Edwidge Danticat writes about Haiti with love and realism. With the picture book, Eight Days: A Story of Haiti they created a beautiful and sad story about a young boy trapped for over a week after the earthquake of Haiti a few years ago. However, this came out soon after the actual event, so it was timely. Now, one might have to explain the actual event, but sadly, we still have natural disasters, and this could be used to talk about them as well.
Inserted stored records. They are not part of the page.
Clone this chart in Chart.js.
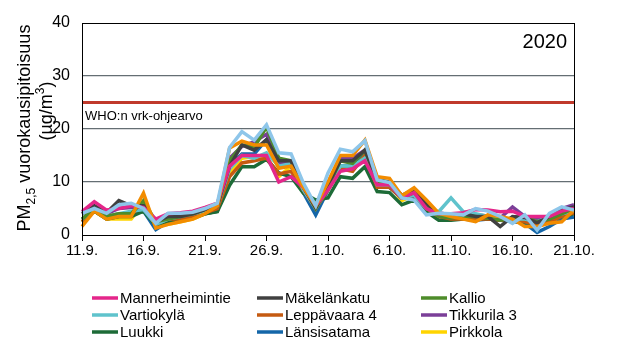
<!DOCTYPE html>
<html>
<head>
<meta charset="utf-8">
<script src="https://cdn.jsdelivr.net/npm/chart.js@4"></script>
<style>
  html, body { margin: 0; padding: 0; background: #fff; }
  #wrap { width: 620px; height: 353px; }
</style>
</head>
<body>
<div id="wrap"><canvas id="grafico"></canvas></div>
<script>
// ============================ DATA ============================ //

const dates = ["11.9.", "12.9.", "13.9.", "14.9.", "15.9.", "16.9.", "17.9.", "18.9.", "19.9.", "20.9.",
  "21.9.", "22.9.", "23.9.", "24.9.", "25.9.", "26.9.", "27.9.", "28.9.", "29.9.", "30.9.",
  "1.10.", "2.10.", "3.10.", "4.10.", "5.10.", "6.10.", "7.10.", "8.10.", "9.10.", "10.10.",
  "11.10.", "12.10.", "13.10.", "14.10.", "15.10.", "16.10.", "17.10.", "18.10.", "19.10.", "20.10.", "21.10."];

const yearLabel = "2020";
const whoLimit = 25;
const whoLabel = "WHO:n vrk-ohjearvo";

const mannerheimintie = [4.4, 6.3, 4.7, 5, 5.5, 5.2, 3, 4, 4.2, 4.5, 5.2, 6, 13, 15, 15, 15, 10, 11, 9, 5.5, 8.5, 12, 12.5, 14, 9.5, 9.5, 7, 8, 5, 4, 4, 4.2, 4.8, 4.7, 4.4, 4.5, 3.5, 3.5, 3.5, 4.5, 5];
const makelankatu = [4, 5.5, 4.2, 6.5, 5.5, 5.5, 2.5, 3.5, 3.5, 4, 4.8, 5.5, 13, 17, 16, 18, 14, 14, 9, 5.2, 9.5, 14, 14, 16, 10.5, 10, 7.5, 8.5, 6, 4, 3.8, 4, 3.5, 3.5, 1.6, 3.5, 3.3, 2.3, 3.5, 4.7, 5.3];
const kallio = [3, 5, 3.5, 4, 4, 6.5, 2.5, 3, 3.5, 4, 4.8, 5.5, 14, 17, 16.5, 20.4, 14.5, 14, 9, 5, 9, 14, 13.5, 16, 10, 9.5, 7, 8, 5.5, 3.5, 3.2, 3.5, 3.5, 3.2, 2.8, 3.2, 3.5, 2.5, 3, 4, 5];
const vartiokyla = [3, 5, 3.5, 4, 4.5, 4.8, 2, 3, 3.5, 4, 4.5, 5.5, 12.5, 15, 14.5, 15.5, 13, 13.5, 8.5, 5, 9, 13, 13, 14.5, 9.5, 9.5, 7, 7.5, 5, 4.4, 7, 4.4, 4, 3.5, 3, 3, 3, 2.5, 3.5, 4, 4.5];
const leppavaara = [2.5, 4.8, 3.5, 4, 4, 5.5, 2, 3, 3, 3.5, 4.2, 5, 11, 13.6, 14, 14.5, 11.5, 12, 8.5, 5, 8.5, 12.5, 12, 15, 9, 9, 7, 7.5, 5, 3.5, 3, 3, 3, 3, 2.8, 3, 2.5, 2, 2.5, 3.5, 4.2];
const tikkurila = [4, 5.5, 4, 5, 5.2, 5.2, 2.5, 3.5, 3.5, 4, 4.5, 5.5, 14.5, 16.7, 17.6, 19, 13.5, 13.5, 8.5, 5, 9, 14.5, 14.5, 16, 10, 9.5, 7, 7.5, 5.5, 4.2, 3.8, 3.8, 3.8, 3.6, 3.2, 5.3, 3.5, 3, 3, 5, 5.7];
const luukki = [2.5, 4.5, 3, 3.5, 3.5, 4.5, 1.8, 2.5, 2.8, 3.2, 4, 4.4, 9.4, 12.9, 12.9, 14.3, 11.7, 11, 7.9, 6.6, 7, 11, 10.7, 12.9, 8.2, 8, 5.7, 6.6, 4.4, 2.8, 2.8, 3, 3, 3, 2.8, 2.6, 2.4, 1.8, 2.8, 3.5, 4];
const lansisatama = [3, 4.5, 3.2, 3.8, 4, 4.5, 1, 2.5, 3, 3.5, 4, 4.5, 13, 15.3, 15.3, 18, 13, 13, 8, 3.8, 8.5, 13, 13, 16, 10, 9, 7, 7, 5, 3.5, 3, 3, 2.8, 3, 3, 2.6, 2.2, 0.5, 1.6, 3, 3.4];
const pirkkola = [2.5, 4.5, 3, 3, 3, 6, 1.5, 2, 2.5, 3, 4, 4.5, 11.7, 14.5, 14.8, 14.8, 11, 13, 8.5, 5, 8.5, 12.5, 13, 15, 9.5, 9.5, 6.5, 7.5, 5.5, 3.5, 3, 3, 3.2, 3, 2.8, 3, 2.8, 2, 2.5, 3.8, 4.5];
// two stations drawn in the chart but missing from the legend
const vaaleansininen = [4.1, 5, 4.1, 5.7, 6, 5, 2.2, 4.1, 4.1, 4.3, 5, 6, 16.5, 19.5, 17.9, 20.8, 15.5, 15.3, 9.8, 5.5, 11.7, 16.2, 15.7, 17.8, 10.4, 9.9, 7, 6.6, 3.8, 4.1, 4, 3.8, 5, 4.5, 3.5, 2.2, 3.8, 0.9, 4.1, 5.3, 4.7];
const oranssi = [1.6, 4.5, 3, 3.5, 3.5, 7.9, 1.3, 2, 2.5, 3, 4, 5.5, 16.4, 17.7, 17, 17, 12.6, 13, 9, 5.5, 10, 15, 15, 17.9, 11, 10.7, 7.4, 8.9, 6.6, 4.1, 3.5, 3, 2.5, 3.8, 3.5, 3, 1.6, 1.6, 2.2, 2.5, 4.7];

// ============================ CONFIG ============================ //

function serie(label, values, color, legend) {
  return {
    label: label,
    data: values,
    borderColor: color,
    backgroundColor: color,
    borderWidth: 3.5,
    pointRadius: 0,
    tension: 0,
    hideInLegend: legend === false,
  };
}

const datasets = [
  serie("", vaaleansininen, "rgb(142, 198, 234)", false),
  serie("", oranssi, "rgb(242, 140, 0)", false),
  serie("Mannerheimintie", mannerheimintie, "rgb(228, 38, 138)"),
  serie("Mäkelänkatu", makelankatu, "rgb(64, 64, 64)"),
  serie("Kallio", kallio, "rgb(78, 140, 42)"),
  serie("Vartiokylä", vartiokyla, "rgb(95, 195, 204)"),
  serie("Leppävaara 4", leppavaara, "rgb(197, 90, 17)"),
  serie("Tikkurila 3", tikkurila, "rgb(123, 63, 152)"),
  serie("Luukki", luukki, "rgb(29, 107, 55)"),
  serie("Länsisatama", lansisatama, "rgb(20, 102, 168)"),
  serie("Pirkkola", pirkkola, "rgb(255, 212, 0)"),
];

// plot frame, WHO line and texts
const extras = {
  id: "extras",
  beforeDatasetsDraw(chart) {
    const { ctx, chartArea: a, scales } = chart;
    const y = scales.y.getPixelForValue(whoLimit);
    ctx.save();
    ctx.strokeStyle = "rgb(192, 57, 43)";
    ctx.lineWidth = 3;
    ctx.beginPath();
    ctx.moveTo(a.left, y);
    ctx.lineTo(a.right, y);
    ctx.stroke();
    ctx.fillStyle = "#000";
    ctx.font = "13px 'Liberation Sans', Arial, sans-serif";
    ctx.textBaseline = "alphabetic";
    ctx.fillText(whoLabel, a.left + 3, y + 17);
    ctx.restore();
  },
  afterDraw(chart) {
    const { ctx, chartArea: a } = chart;
    ctx.save();
    ctx.strokeStyle = "#000";
    ctx.lineWidth = 1;
    ctx.strokeRect(a.left + 0.5, a.top + 0.5, a.right - a.left, a.bottom - a.top);

    ctx.fillStyle = "#000";
    ctx.font = "20px 'Liberation Sans', Arial, sans-serif";
    ctx.textAlign = "right";
    ctx.fillText(yearLabel, a.right - 7, a.top + 25);

    // y title, rotated, with sub/superscript
    const big = "18px 'Liberation Sans', Arial, sans-serif";
    const small = "12px 'Liberation Sans', Arial, sans-serif";
    function rich(parts, cx, cy) {
      ctx.save();
      ctx.translate(cx, cy);
      ctx.rotate(-Math.PI / 2);
      ctx.textAlign = "left";
      let w = 0;
      parts.forEach(p => { ctx.font = p[1]; w += ctx.measureText(p[0]).width; });
      let x = -w / 2;
      parts.forEach(p => {
        ctx.font = p[1];
        ctx.fillText(p[0], x, p[2]);
        x += ctx.measureText(p[0]).width;
      });
      ctx.restore();
    }
    rich([["PM", big, 0], ["2,5", small, 5], [" vuorokausipitoisuus", big, 0]], 30, 128);
    rich([["(µg/m", big, 0], ["3", small, -8], [")", big, 0]], 52, 111);

    // legend in three columns
    const cols = [92, 257, 421];
    const rows = [298, 315, 332];
    ctx.font = "15px 'Liberation Sans', Arial, sans-serif";
    ctx.textAlign = "left";
    ctx.textBaseline = "middle";
    let k = 0;
    chart.data.datasets.forEach(ds => {
      if (ds.hideInLegend) return;
      const x = cols[k % 3];
      const y = rows[Math.floor(k / 3)];
      ctx.strokeStyle = ds.borderColor;
      ctx.lineWidth = 3.5;
      ctx.beginPath();
      ctx.moveTo(x, y);
      ctx.lineTo(x + 26, y);
      ctx.stroke();
      ctx.fillStyle = "#000";
      ctx.fillText(ds.label, x + 28, y + 1);
      k++;
    });
    ctx.restore();
  },
};

const config = {
  type: "line",
  data: { labels: dates, datasets: datasets },
  options: {
    responsive: true,
    maintainAspectRatio: false,
    animation: false,
    layout: { padding: { top: 23, right: 46, bottom: 88, left: 0 } },
    plugins: { legend: { display: false }, tooltip: { enabled: false } },
    scales: {
      x: {
        offset: false,
        afterFit: s => { s.height = 30; },
        grid: {
          drawOnChartArea: false,
          tickLength: 6,
          color: c => (c.index % 5 === 0 ? "#000" : "transparent"),
        },
        border: { color: "#000", width: 1 },
        ticks: {
          autoSkip: false,
          maxRotation: 0,
          padding: 1,
          color: "#000",
          font: { family: "'Liberation Sans', Arial, sans-serif", size: 15 },
          callback: (v, i) => (i % 5 === 0 ? dates[i] : ""),
        },
      },
      y: {
        min: 0,
        max: 40,
        afterFit: s => { s.width = 82; },
        grid: {
          drawTicks: false,
          lineWidth: 1.3,
          color: c => (c.tick.value === 0 || c.tick.value === 40 ? "transparent" : "rgb(100, 110, 115)"),
        },
        border: { color: "#000", width: 1 },
        ticks: {
          stepSize: 10,
          padding: 12,
          color: "#000",
          font: { family: "'Liberation Sans', Arial, sans-serif", size: 16 },
        },
      },
    },
  },
  plugins: [extras],
};

const grafico = new Chart(document.getElementById("grafico"), config);
</script>
</body>
</html>
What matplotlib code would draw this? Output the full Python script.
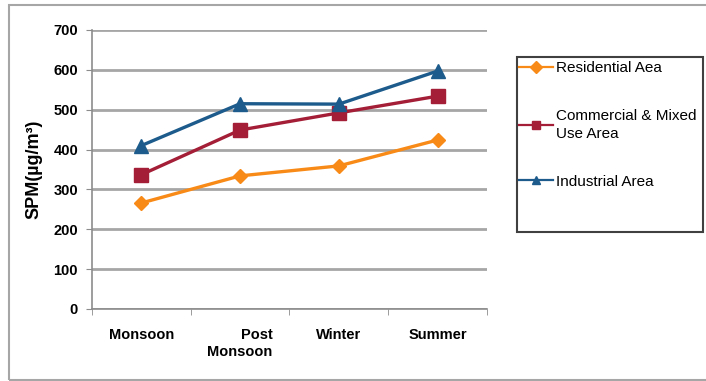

Based on what could have happened, it is a tug-at-your-heart-strings tale. Eight Days is not going to be an easy read. The text is formatted in an almost poetic prose but reads as a story. At first, I was unsure what was happening, having missed a line explaining that the child is using his mind to play as he is trapped; not doing the things mentioned. Therefore, a careful reading is recommended. On one hand, this could be for all ages. Yet, the fact the child is trapped under his house and there is a tragic (but sadly obvious to the adult) event that will not be suitable for younger or sensitive readers. Even though it is sad, the way it is presented is very sensitive and poetic; as is the entire book.
Alix Delinois’s illustrations captures the world of Haiti, the devastation created by the earthquake and the innocence of the child as he fights to stay alive, with things that comfort him the most. The colors are rich and expressive. And while they are realistic, they have a fantastical element that helps soften the story itself.